▶ [TASK] Below is a listing; write it out exactly and drop any images from it.

▶ [SOURCE EXCERPT]
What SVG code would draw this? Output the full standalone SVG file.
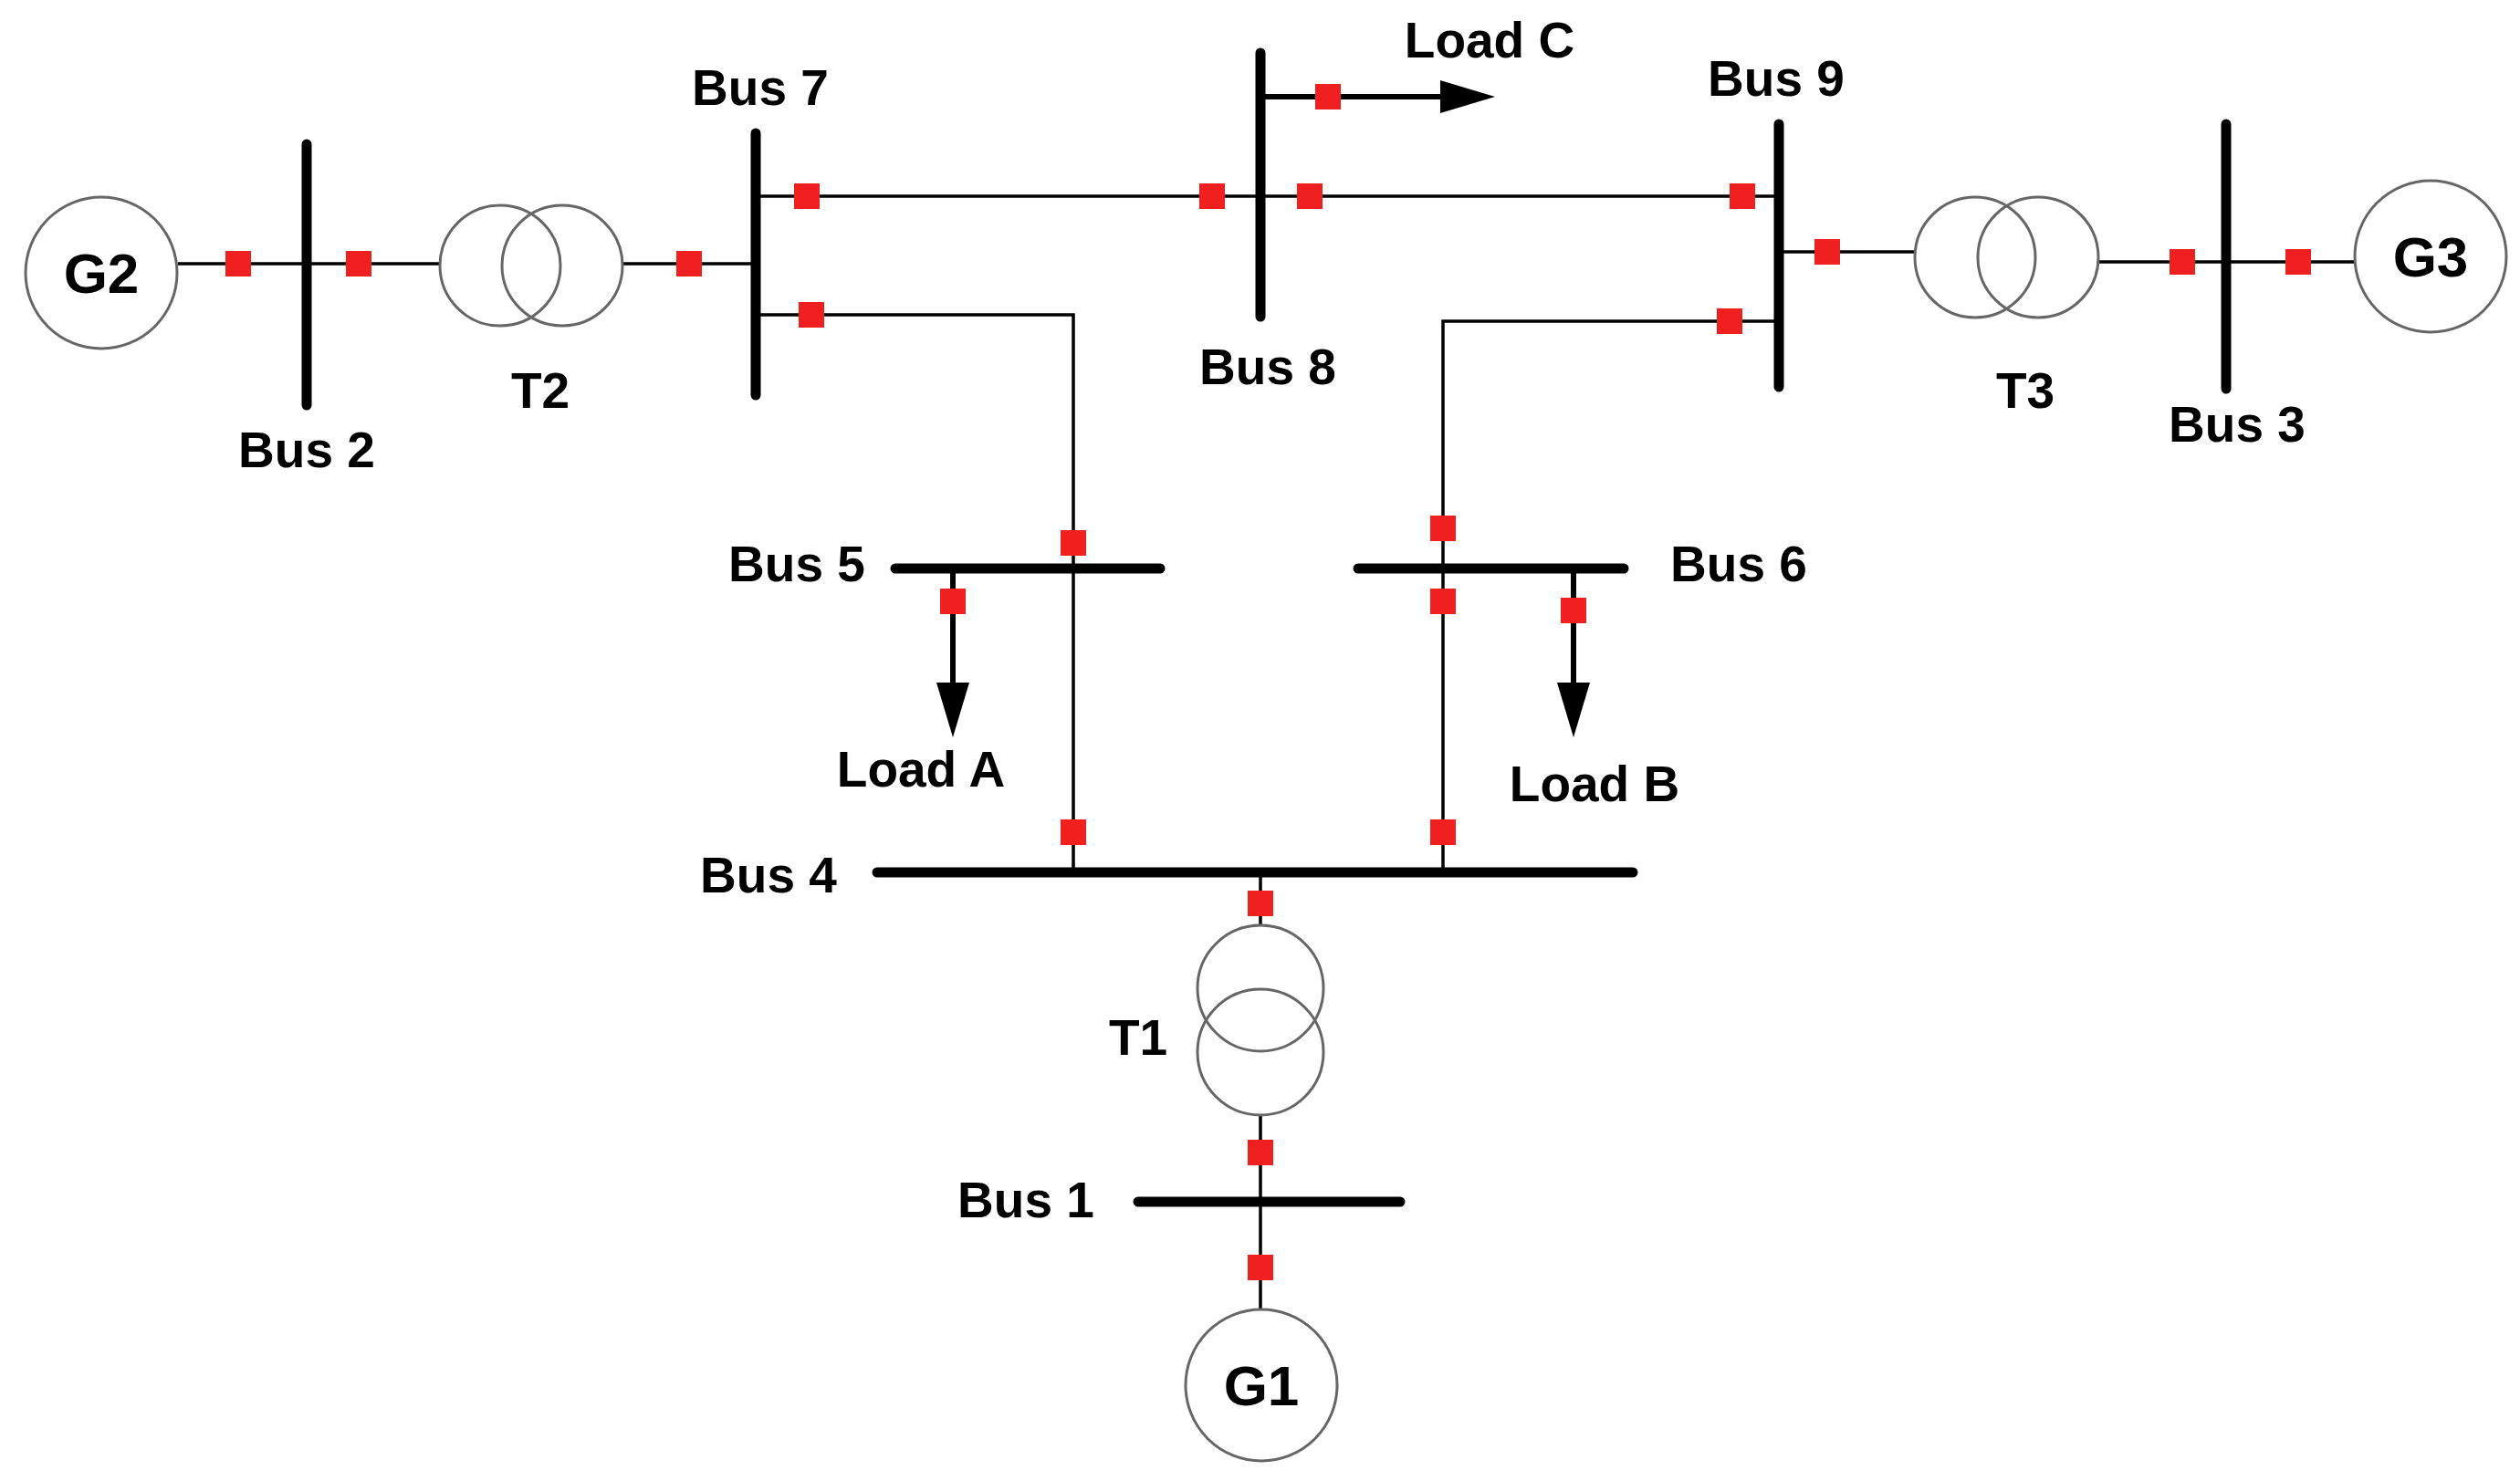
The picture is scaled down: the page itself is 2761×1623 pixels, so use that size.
<svg xmlns="http://www.w3.org/2000/svg" width="2761" height="1623" viewBox="0 0 2761 1623">
<defs>
<style>
.bus{stroke:#000;stroke-width:11;stroke-linecap:round;fill:none}
.ln{stroke:#000;stroke-width:3.5;fill:none}
.ld{stroke:#000;stroke-width:6;fill:none}
.ci{stroke:#666;stroke-width:3;fill:none}
.gc{stroke:#666;stroke-width:3;fill:#fff}
.sq{fill:#f02020}
.t{font-family:"Liberation Sans",Arial,sans-serif;font-weight:bold;font-size:55px;fill:#000;text-anchor:middle}
.g{font-size:62px}
</style>
</defs>
<rect width="2761" height="1623" fill="#fff"/>
<g id="connectors">
<line class="ln" x1="195" y1="289" x2="482" y2="289"/>
<line class="ln" x1="683" y1="289" x2="828" y2="289"/>
<line class="ln" x1="828" y1="215" x2="1949" y2="215"/>
<polyline class="ln" points="828,345 1176,345 1176,956"/>
<polyline class="ln" points="1949,352 1581,352 1581,956"/>
<line class="ln" x1="1949" y1="276" x2="2098" y2="276"/>
<line class="ln" x1="2298" y1="287" x2="2580" y2="287"/>
<line class="ln" x1="1381" y1="956" x2="1381" y2="1014"/>
<line class="ln" x1="1381" y1="1223" x2="1381" y2="1435"/>
<path class="ld" d="M1381,106 H1580"/>
<path d="M1578,88 L1638,106 L1578,124 z"/>
<path class="ld" d="M1044,623 V750"/>
<path d="M1026,748 L1044,808 L1062,748 z"/>
<path class="ld" d="M1724,623 V750"/>
<path d="M1706,748 L1724,808 L1742,748 z"/>
</g>
<g id="G2"><circle class="gc" cx="111" cy="299" r="83"/><text class="t g" x="111" y="321">G2</text></g>
<g id="G3"><circle class="gc" cx="2663" cy="281" r="83"/><text class="t g" x="2663" y="303">G3</text></g>
<g id="G1"><circle class="gc" cx="1382" cy="1518" r="83"/><text class="t g" x="1382" y="1540">G1</text></g>
<g id="T2"><circle class="ci" cx="548" cy="291" r="66"/><circle class="ci" cx="616" cy="291" r="66"/><text class="t" x="592" y="447">T2</text></g>
<g id="T3"><circle class="ci" cx="2164" cy="282" r="66"/><circle class="ci" cx="2233" cy="282" r="66"/><text class="t" x="2219" y="447">T3</text></g>
<g id="T1"><circle class="ci" cx="1381" cy="1083" r="69"/><circle class="ci" cx="1381" cy="1153" r="69"/><text class="t" x="1247" y="1156">T1</text></g>
<g id="Bus2"><line class="bus" x1="336" y1="158" x2="336" y2="444"/><text class="t" x="336" y="512">Bus 2</text></g>
<g id="Bus7"><line class="bus" x1="828" y1="146" x2="828" y2="433"/><text class="t" x="833" y="115">Bus 7</text></g>
<g id="Bus8"><line class="bus" x1="1381" y1="58" x2="1381" y2="347"/><text class="t" x="1389" y="421">Bus 8</text></g>
<g id="Bus9"><line class="bus" x1="1949" y1="136" x2="1949" y2="424"/><text class="t" x="1946" y="105">Bus 9</text></g>
<g id="Bus3"><line class="bus" x1="2439" y1="136" x2="2439" y2="426"/><text class="t" x="2451" y="484">Bus 3</text></g>
<g id="Bus5"><line class="bus" x1="981" y1="623" x2="1271" y2="623"/><text class="t" x="873" y="637">Bus 5</text></g>
<g id="Bus6"><line class="bus" x1="1488" y1="623" x2="1779" y2="623"/><text class="t" x="1905" y="637">Bus 6</text></g>
<g id="Bus4"><line class="bus" x1="961" y1="956" x2="1789" y2="956"/><text class="t" x="842" y="978">Bus 4</text></g>
<g id="Bus1"><line class="bus" x1="1247" y1="1317" x2="1534" y2="1317"/><text class="t" x="1124" y="1334">Bus 1</text></g>
<g id="LoadA"><text class="t" x="1009" y="862">Load A</text></g>
<g id="LoadB"><text class="t" x="1747" y="878">Load B</text></g>
<g id="LoadC"><text class="t" x="1632" y="63">Load C</text></g>
<g id="breakers">
<rect class="sq" x="247" y="275" width="28" height="28"/>
<rect class="sq" x="379" y="275" width="28" height="28"/>
<rect class="sq" x="741" y="275" width="28" height="28"/>
<rect class="sq" x="870" y="201" width="28" height="28"/>
<rect class="sq" x="1314" y="201" width="28" height="28"/>
<rect class="sq" x="1421" y="201" width="28" height="28"/>
<rect class="sq" x="1895" y="201" width="28" height="28"/>
<rect class="sq" x="1441" y="92" width="28" height="28"/>
<rect class="sq" x="875" y="331" width="28" height="28"/>
<rect class="sq" x="1881" y="338" width="28" height="28"/>
<rect class="sq" x="1988" y="262" width="28" height="28"/>
<rect class="sq" x="2377" y="273" width="28" height="28"/>
<rect class="sq" x="2504" y="273" width="28" height="28"/>
<rect class="sq" x="1162" y="581" width="28" height="28"/>
<rect class="sq" x="1162" y="898" width="28" height="28"/>
<rect class="sq" x="1567" y="565" width="28" height="28"/>
<rect class="sq" x="1567" y="645" width="28" height="28"/>
<rect class="sq" x="1567" y="898" width="28" height="28"/>
<rect class="sq" x="1030" y="645" width="28" height="28"/>
<rect class="sq" x="1710" y="655" width="28" height="28"/>
<rect class="sq" x="1367" y="976" width="28" height="28"/>
<rect class="sq" x="1367" y="1249" width="28" height="28"/>
<rect class="sq" x="1367" y="1375" width="28" height="28"/>
</g>
</svg>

▶ [SOLUTION FOR THIS EXERCISE]
What SVG code would draw this? Output the full standalone SVG file.
The picture is scaled down: the page itself is 2761×1623 pixels, so use that size.
<svg xmlns="http://www.w3.org/2000/svg" width="2761" height="1623" viewBox="0 0 2761 1623">
<defs>
<style>
.bus{stroke:#000;stroke-width:11;stroke-linecap:round;fill:none}
.ln{stroke:#000;stroke-width:3.5;fill:none}
.ld{stroke:#000;stroke-width:6;fill:none}
.ci{stroke:#666;stroke-width:3;fill:none}
.gc{stroke:#666;stroke-width:3;fill:#fff}
.sq{fill:#f02020}
.t{font-family:"Liberation Sans",Arial,sans-serif;font-weight:bold;font-size:55px;fill:#000;text-anchor:middle}
.g{font-size:62px}
</style>
</defs>
<rect width="2761" height="1623" fill="#fff"/>
<g id="connectors">
<line class="ln" x1="195" y1="289" x2="482" y2="289"/>
<line class="ln" x1="683" y1="289" x2="828" y2="289"/>
<line class="ln" x1="828" y1="215" x2="1949" y2="215"/>
<polyline class="ln" points="828,345 1176,345 1176,956"/>
<polyline class="ln" points="1949,352 1581,352 1581,956"/>
<line class="ln" x1="1949" y1="276" x2="2098" y2="276"/>
<line class="ln" x1="2298" y1="287" x2="2580" y2="287"/>
<line class="ln" x1="1381" y1="956" x2="1381" y2="1014"/>
<line class="ln" x1="1381" y1="1223" x2="1381" y2="1435"/>
<path class="ld" d="M1381,106 H1580"/>
<path d="M1578,88 L1638,106 L1578,124 z"/>
<path class="ld" d="M1044,623 V750"/>
<path d="M1026,748 L1044,808 L1062,748 z"/>
<path class="ld" d="M1724,623 V750"/>
<path d="M1706,748 L1724,808 L1742,748 z"/>
</g>
<g id="G2"><circle class="gc" cx="111" cy="299" r="83"/><text class="t g" x="111" y="321">G2</text></g>
<g id="G3"><circle class="gc" cx="2663" cy="281" r="83"/><text class="t g" x="2663" y="303">G3</text></g>
<g id="G1"><circle class="gc" cx="1382" cy="1518" r="83"/><text class="t g" x="1382" y="1540">G1</text></g>
<g id="T2"><circle class="ci" cx="548" cy="291" r="66"/><circle class="ci" cx="616" cy="291" r="66"/><text class="t" x="592" y="447">T2</text></g>
<g id="T3"><circle class="ci" cx="2164" cy="282" r="66"/><circle class="ci" cx="2233" cy="282" r="66"/><text class="t" x="2219" y="447">T3</text></g>
<g id="T1"><circle class="ci" cx="1381" cy="1083" r="69"/><circle class="ci" cx="1381" cy="1153" r="69"/><text class="t" x="1247" y="1156">T1</text></g>
<g id="Bus2"><line class="bus" x1="336" y1="158" x2="336" y2="444"/><text class="t" x="336" y="512">Bus 2</text></g>
<g id="Bus7"><line class="bus" x1="828" y1="146" x2="828" y2="433"/><text class="t" x="833" y="115">Bus 7</text></g>
<g id="Bus8"><line class="bus" x1="1381" y1="58" x2="1381" y2="347"/><text class="t" x="1389" y="421">Bus 8</text></g>
<g id="Bus9"><line class="bus" x1="1949" y1="136" x2="1949" y2="424"/><text class="t" x="1946" y="105">Bus 9</text></g>
<g id="Bus3"><line class="bus" x1="2439" y1="136" x2="2439" y2="426"/><text class="t" x="2451" y="484">Bus 3</text></g>
<g id="Bus5"><line class="bus" x1="981" y1="623" x2="1271" y2="623"/><text class="t" x="873" y="637">Bus 5</text></g>
<g id="Bus6"><line class="bus" x1="1488" y1="623" x2="1779" y2="623"/><text class="t" x="1905" y="637">Bus 6</text></g>
<g id="Bus4"><line class="bus" x1="961" y1="956" x2="1789" y2="956"/><text class="t" x="842" y="978">Bus 4</text></g>
<g id="Bus1"><line class="bus" x1="1247" y1="1317" x2="1534" y2="1317"/><text class="t" x="1124" y="1334">Bus 1</text></g>
<g id="LoadA"><text class="t" x="1009" y="862">Load A</text></g>
<g id="LoadB"><text class="t" x="1747" y="878">Load B</text></g>
<g id="LoadC"><text class="t" x="1632" y="63">Load C</text></g>
<g id="breakers">
<rect class="sq" x="247" y="275" width="28" height="28"/>
<rect class="sq" x="379" y="275" width="28" height="28"/>
<rect class="sq" x="741" y="275" width="28" height="28"/>
<rect class="sq" x="870" y="201" width="28" height="28"/>
<rect class="sq" x="1314" y="201" width="28" height="28"/>
<rect class="sq" x="1421" y="201" width="28" height="28"/>
<rect class="sq" x="1895" y="201" width="28" height="28"/>
<rect class="sq" x="1441" y="92" width="28" height="28"/>
<rect class="sq" x="875" y="331" width="28" height="28"/>
<rect class="sq" x="1881" y="338" width="28" height="28"/>
<rect class="sq" x="1988" y="262" width="28" height="28"/>
<rect class="sq" x="2377" y="273" width="28" height="28"/>
<rect class="sq" x="2504" y="273" width="28" height="28"/>
<rect class="sq" x="1162" y="581" width="28" height="28"/>
<rect class="sq" x="1162" y="898" width="28" height="28"/>
<rect class="sq" x="1567" y="565" width="28" height="28"/>
<rect class="sq" x="1567" y="645" width="28" height="28"/>
<rect class="sq" x="1567" y="898" width="28" height="28"/>
<rect class="sq" x="1030" y="645" width="28" height="28"/>
<rect class="sq" x="1710" y="655" width="28" height="28"/>
<rect class="sq" x="1367" y="976" width="28" height="28"/>
<rect class="sq" x="1367" y="1249" width="28" height="28"/>
<rect class="sq" x="1367" y="1375" width="28" height="28"/>
</g>
</svg>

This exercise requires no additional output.